Answer the right questions.
If you’re answering the right questions while you’re writing your wedding vows, then you’re probably doing a stellar job. Think back, when did you know you were in love? This important detail gives a glimpse into where it all began. What has your partner added to your life that you didn’t have before? How have they changed how you see the world? What about them inspires you? This person has so obviously changed your life, and the answers to these questions give clear examples of how they’ve changed you. What do you expect from married life? A chance to express your excitement along with how you’ll handle the challenges you’re sure to face. And don’t forget to talk about the future.

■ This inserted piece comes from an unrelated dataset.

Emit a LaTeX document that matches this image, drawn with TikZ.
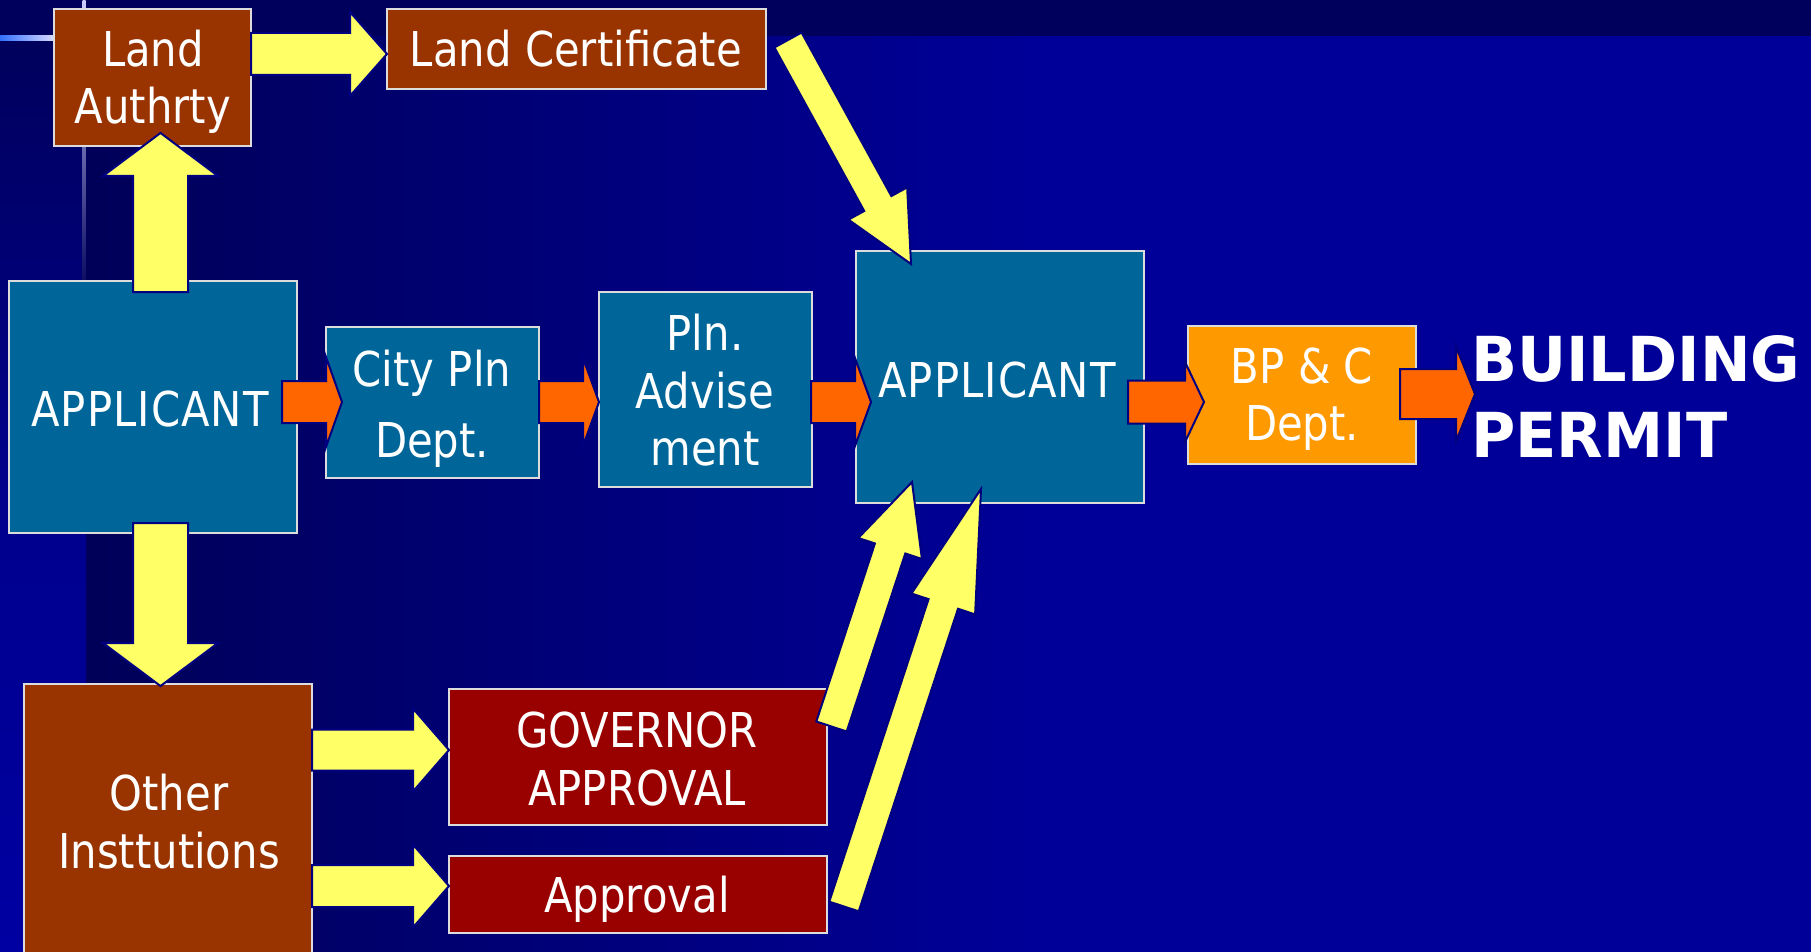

Where do you see yourself in 20 years with this person? Brainstorm your own list of questions that are relevant to you and your relationship. Then, go through and answer each one thoroughly and thoughtfully. These details can act as a starting point or as benchmarks during the writing process.
Don’t let the process of writing your wedding vows add stress to your wedding plans. Instead, follow the advice above and write vows that will last a lifetime. After all, the only thing that matters at the end of your wedding day is that your partner knows you’re fully committed to them. For better or for worse.